Investigating the optimum parameters of a negative photoresist to prepare a V-grooved diffraction grating on Si using photolithography and reactive ion etching techniques

In this study, the deposition parameters of the SU8 2000.5 negative photoresists have been investigated and optimized for the photolithographic technique. Then, applied the inductive coupled plasma reactive ion etching (ICP RIE) to produce V-shaped groove diffraction grating on a silicon substrate. Spin coater (speed: 1000 rpm) was used to coat the photoresist over the Si substrate. The observed photoresist film thickness was measured by ellipsometry and found to be 800 nm. Interestingly, the film exhibited some stability with increasing the spin speed. The thermogravimetric analysis was used to optimize the baking temperature which was found to be ~105 °C. Contrast curves were obtained experimentally and used to optimize the exposure energy along with the images obtained from the field emission scanning electron microscopy (FESEM).
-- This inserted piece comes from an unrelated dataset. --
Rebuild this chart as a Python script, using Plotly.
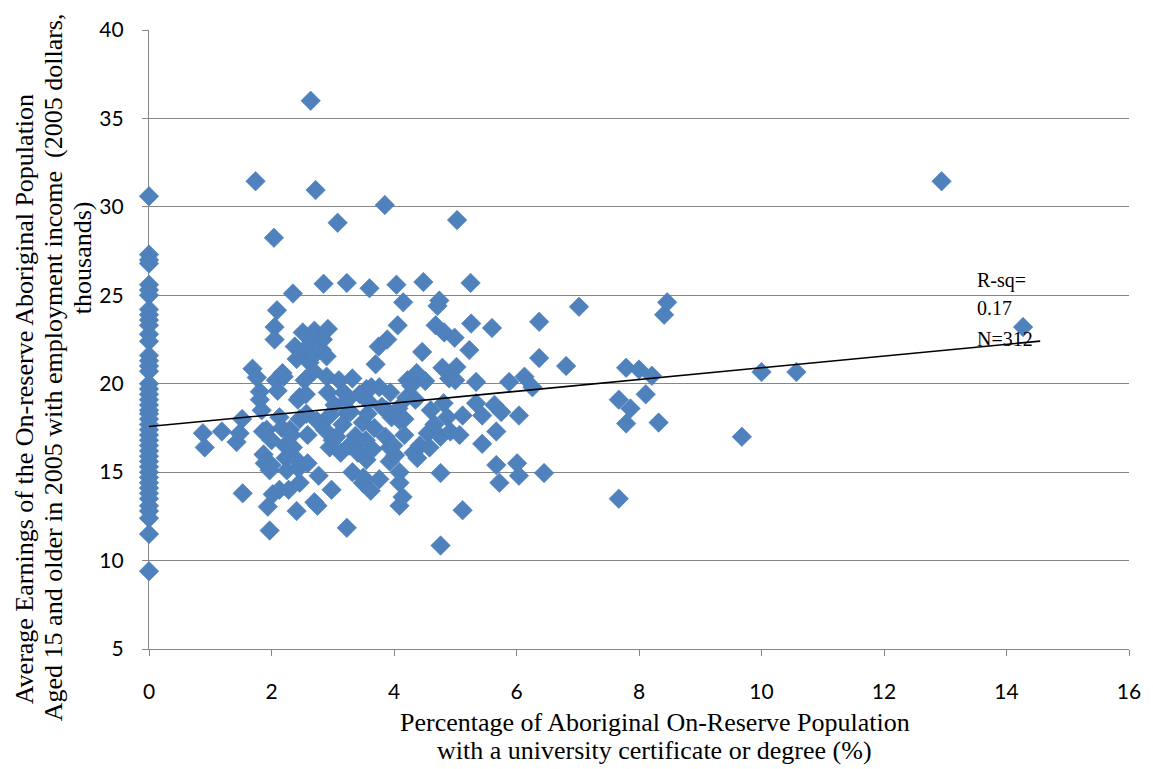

The optimized energy fluence was found to be 17 mJ/cm2. It was interesting to observe that the thickness of the photoresists film was increasing with the elevation of the exposure energy fluence. The FESEM images were used to optimize the ICP RIE etching process and the best etching conditions for the Si substrate were ICP power: 150 W, bias power: 100 W, and SF6 gas flow rate: 32 SCCM (standard cubic centimeters per minute), O2 gas flow: 8 SCCM, and Ar gas flow of 8 SCCM. It is worth to mention that well-defined V-shaped grooves were observed with a depth of 2 μm under the same experimental conditions.